Exactly reproduce the lines of the listing below from the one containing "Write the Plotly.js code for this chart." through the one containing "const ecptOutY = [];". Skip the images.

▶ **Stored items from a collection**:

......

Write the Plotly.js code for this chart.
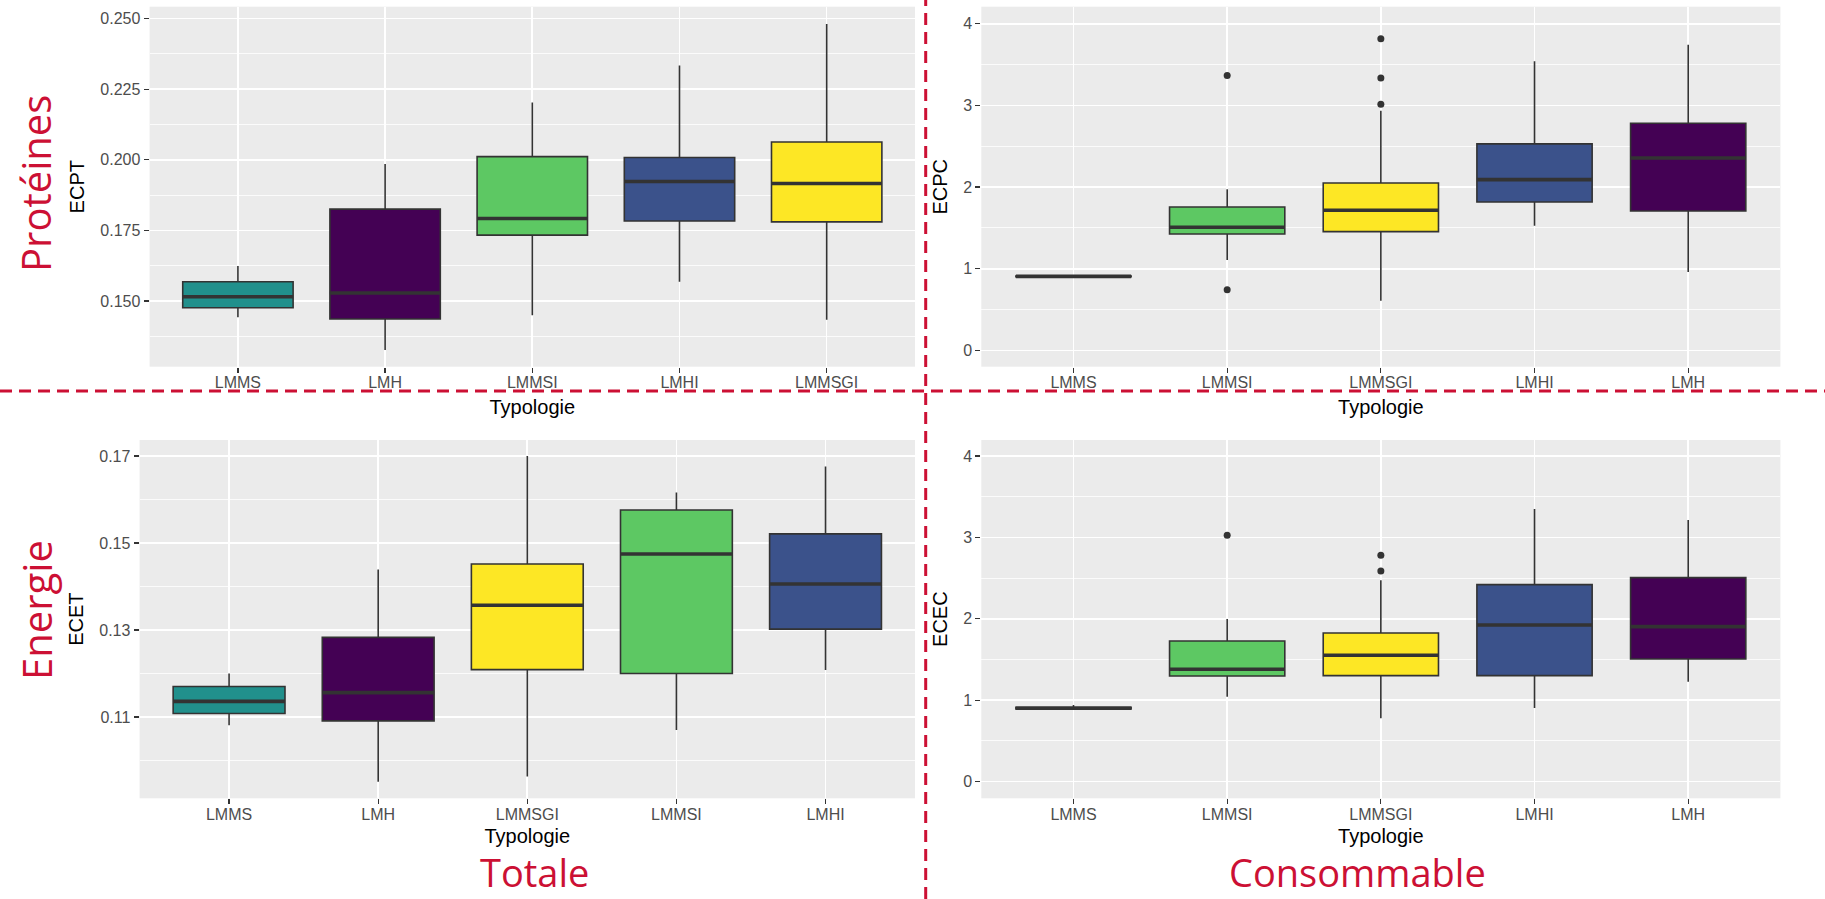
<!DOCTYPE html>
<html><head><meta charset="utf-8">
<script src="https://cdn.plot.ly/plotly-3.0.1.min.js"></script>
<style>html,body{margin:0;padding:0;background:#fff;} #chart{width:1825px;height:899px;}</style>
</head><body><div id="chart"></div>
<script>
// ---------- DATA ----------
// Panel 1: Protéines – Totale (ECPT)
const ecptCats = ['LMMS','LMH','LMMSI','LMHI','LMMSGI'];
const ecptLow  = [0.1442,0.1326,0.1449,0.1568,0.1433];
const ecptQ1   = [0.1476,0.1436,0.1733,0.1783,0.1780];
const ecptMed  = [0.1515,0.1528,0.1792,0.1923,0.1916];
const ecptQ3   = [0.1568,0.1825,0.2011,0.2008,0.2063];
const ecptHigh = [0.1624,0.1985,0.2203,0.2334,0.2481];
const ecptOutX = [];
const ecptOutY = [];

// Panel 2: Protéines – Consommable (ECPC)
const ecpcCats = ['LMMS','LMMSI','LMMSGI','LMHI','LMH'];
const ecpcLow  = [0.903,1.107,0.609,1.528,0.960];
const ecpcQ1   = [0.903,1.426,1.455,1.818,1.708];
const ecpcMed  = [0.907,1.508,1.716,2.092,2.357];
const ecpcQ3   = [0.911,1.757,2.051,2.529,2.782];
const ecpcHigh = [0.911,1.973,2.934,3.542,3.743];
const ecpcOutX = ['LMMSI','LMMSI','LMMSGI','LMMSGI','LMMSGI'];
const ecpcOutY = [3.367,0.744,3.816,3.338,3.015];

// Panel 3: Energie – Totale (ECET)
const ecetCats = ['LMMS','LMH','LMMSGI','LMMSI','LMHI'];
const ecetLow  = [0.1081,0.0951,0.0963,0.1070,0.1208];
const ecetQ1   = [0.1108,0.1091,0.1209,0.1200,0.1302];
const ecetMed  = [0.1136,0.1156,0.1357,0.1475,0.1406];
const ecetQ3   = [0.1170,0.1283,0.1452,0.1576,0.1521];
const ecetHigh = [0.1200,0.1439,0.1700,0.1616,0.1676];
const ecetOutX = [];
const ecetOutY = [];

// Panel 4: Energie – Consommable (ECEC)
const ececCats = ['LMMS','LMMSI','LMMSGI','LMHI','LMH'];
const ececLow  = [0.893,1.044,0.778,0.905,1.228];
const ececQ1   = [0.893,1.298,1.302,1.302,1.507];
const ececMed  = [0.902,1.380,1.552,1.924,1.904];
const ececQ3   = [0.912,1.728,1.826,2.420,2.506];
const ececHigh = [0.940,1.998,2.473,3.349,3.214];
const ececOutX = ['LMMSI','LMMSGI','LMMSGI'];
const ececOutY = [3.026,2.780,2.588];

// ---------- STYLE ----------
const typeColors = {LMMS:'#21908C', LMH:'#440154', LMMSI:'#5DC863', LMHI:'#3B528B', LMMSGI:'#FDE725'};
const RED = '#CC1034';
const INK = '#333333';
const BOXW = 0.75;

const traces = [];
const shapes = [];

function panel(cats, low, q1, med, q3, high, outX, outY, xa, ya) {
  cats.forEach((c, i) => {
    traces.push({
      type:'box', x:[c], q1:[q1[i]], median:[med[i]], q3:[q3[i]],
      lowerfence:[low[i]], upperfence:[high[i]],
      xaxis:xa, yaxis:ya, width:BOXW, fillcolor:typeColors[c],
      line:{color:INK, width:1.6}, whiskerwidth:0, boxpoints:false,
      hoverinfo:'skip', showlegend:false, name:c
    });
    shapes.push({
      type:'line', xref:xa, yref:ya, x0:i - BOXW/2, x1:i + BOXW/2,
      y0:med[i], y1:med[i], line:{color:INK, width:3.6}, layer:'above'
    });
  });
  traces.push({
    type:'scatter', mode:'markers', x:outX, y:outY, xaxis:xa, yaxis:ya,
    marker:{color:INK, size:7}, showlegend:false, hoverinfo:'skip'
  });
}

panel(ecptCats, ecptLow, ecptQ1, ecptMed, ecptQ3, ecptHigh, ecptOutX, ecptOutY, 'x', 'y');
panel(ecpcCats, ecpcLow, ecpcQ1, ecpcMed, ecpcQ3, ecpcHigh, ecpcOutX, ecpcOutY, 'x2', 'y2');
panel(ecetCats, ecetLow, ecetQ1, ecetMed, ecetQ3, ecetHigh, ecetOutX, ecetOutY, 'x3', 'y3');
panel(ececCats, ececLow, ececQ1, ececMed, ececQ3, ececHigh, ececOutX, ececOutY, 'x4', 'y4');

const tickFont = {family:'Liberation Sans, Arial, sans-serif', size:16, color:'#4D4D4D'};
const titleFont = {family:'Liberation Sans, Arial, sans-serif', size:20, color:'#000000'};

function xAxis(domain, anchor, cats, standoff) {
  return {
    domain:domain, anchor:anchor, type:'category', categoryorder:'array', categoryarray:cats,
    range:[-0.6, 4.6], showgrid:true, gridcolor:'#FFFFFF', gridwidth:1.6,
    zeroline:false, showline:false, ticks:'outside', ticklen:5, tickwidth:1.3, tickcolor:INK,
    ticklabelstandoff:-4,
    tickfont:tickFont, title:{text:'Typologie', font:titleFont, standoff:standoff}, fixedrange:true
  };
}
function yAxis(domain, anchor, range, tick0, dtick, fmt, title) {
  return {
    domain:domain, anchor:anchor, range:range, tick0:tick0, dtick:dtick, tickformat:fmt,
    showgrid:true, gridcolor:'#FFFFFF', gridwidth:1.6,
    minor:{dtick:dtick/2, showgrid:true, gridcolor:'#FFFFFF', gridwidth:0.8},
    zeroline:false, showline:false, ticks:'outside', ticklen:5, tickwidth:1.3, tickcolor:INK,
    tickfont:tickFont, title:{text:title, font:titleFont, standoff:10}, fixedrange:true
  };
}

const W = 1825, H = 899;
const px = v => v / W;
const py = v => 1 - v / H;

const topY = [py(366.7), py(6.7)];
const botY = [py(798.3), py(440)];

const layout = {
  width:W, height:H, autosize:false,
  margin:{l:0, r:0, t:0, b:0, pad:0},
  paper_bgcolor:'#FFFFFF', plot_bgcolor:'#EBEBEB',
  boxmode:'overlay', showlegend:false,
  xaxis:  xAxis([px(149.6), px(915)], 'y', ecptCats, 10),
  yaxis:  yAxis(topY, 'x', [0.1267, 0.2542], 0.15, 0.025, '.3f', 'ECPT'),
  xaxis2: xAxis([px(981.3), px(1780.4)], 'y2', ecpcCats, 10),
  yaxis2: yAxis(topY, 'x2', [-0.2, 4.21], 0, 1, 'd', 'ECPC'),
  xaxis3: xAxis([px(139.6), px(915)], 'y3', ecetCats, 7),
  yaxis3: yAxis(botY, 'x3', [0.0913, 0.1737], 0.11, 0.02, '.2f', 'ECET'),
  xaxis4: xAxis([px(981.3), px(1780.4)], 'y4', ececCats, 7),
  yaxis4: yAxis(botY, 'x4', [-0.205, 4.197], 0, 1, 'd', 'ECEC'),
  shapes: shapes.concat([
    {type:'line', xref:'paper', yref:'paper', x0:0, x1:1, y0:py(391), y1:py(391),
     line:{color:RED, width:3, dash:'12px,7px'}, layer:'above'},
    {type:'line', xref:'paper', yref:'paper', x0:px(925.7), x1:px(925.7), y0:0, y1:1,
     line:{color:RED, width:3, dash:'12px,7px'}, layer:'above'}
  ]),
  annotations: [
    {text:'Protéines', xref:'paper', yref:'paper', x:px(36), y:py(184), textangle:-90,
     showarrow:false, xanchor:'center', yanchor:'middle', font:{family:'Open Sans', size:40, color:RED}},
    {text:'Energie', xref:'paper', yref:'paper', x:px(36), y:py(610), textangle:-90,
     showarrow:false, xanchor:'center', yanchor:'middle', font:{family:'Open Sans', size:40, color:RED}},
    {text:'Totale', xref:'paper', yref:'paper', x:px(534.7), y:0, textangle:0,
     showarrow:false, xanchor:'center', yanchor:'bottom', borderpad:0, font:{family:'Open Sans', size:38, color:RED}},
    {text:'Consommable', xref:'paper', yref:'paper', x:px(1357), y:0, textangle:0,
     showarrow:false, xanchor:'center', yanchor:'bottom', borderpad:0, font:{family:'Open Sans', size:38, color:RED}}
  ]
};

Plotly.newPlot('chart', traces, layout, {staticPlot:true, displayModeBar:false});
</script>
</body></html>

......

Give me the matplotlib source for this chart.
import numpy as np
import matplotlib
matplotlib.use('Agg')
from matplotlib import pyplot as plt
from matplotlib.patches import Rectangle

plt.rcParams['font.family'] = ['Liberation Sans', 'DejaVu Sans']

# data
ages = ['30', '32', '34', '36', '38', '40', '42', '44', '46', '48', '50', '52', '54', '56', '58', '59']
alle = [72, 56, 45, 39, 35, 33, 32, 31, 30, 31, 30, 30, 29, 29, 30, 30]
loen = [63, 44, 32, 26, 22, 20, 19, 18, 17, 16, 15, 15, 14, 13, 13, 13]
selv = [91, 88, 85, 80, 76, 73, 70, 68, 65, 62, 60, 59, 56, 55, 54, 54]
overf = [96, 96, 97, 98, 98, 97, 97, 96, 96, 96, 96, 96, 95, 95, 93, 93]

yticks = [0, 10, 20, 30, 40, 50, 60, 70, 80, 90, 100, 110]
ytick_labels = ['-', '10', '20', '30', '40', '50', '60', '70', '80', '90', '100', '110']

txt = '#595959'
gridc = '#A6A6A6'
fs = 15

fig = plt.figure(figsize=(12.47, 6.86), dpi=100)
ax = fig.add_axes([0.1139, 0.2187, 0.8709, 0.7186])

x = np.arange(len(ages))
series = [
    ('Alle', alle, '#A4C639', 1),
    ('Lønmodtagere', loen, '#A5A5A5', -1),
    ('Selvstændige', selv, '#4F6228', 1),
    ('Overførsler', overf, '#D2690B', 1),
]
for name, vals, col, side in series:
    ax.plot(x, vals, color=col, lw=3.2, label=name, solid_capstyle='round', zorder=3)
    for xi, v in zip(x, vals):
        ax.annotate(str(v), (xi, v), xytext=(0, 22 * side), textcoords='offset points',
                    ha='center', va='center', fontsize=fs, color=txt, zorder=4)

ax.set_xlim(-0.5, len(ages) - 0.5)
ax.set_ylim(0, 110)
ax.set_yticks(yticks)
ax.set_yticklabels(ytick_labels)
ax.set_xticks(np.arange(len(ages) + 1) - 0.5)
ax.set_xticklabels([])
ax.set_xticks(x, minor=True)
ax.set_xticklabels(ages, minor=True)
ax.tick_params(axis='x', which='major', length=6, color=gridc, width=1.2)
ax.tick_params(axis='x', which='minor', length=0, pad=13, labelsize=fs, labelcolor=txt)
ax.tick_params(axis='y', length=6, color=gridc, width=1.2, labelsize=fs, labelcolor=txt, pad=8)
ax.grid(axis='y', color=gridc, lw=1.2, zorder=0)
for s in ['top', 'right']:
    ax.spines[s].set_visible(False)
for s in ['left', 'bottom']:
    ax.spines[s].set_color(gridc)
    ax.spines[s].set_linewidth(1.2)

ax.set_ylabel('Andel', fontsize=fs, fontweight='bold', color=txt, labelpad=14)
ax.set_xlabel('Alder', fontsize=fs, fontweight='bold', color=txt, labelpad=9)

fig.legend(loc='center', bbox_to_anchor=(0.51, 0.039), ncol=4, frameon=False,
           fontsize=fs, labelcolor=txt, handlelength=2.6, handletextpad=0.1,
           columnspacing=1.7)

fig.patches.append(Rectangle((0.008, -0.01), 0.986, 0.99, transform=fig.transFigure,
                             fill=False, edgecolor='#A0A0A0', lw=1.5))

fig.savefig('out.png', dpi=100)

......

▶ **Answer to this exercise**:
Write the Plotly.js code for this chart.
<!DOCTYPE html>
<html><head><meta charset="utf-8">
<script src="https://cdn.plot.ly/plotly-3.0.1.min.js"></script>
<style>html,body{margin:0;padding:0;background:#fff;} #chart{width:1825px;height:899px;}</style>
</head><body><div id="chart"></div>
<script>
// ---------- DATA ----------
// Panel 1: Protéines – Totale (ECPT)
const ecptCats = ['LMMS','LMH','LMMSI','LMHI','LMMSGI'];
const ecptLow  = [0.1442,0.1326,0.1449,0.1568,0.1433];
const ecptQ1   = [0.1476,0.1436,0.1733,0.1783,0.1780];
const ecptMed  = [0.1515,0.1528,0.1792,0.1923,0.1916];
const ecptQ3   = [0.1568,0.1825,0.2011,0.2008,0.2063];
const ecptHigh = [0.1624,0.1985,0.2203,0.2334,0.2481];
const ecptOutX = [];
const ecptOutY = [];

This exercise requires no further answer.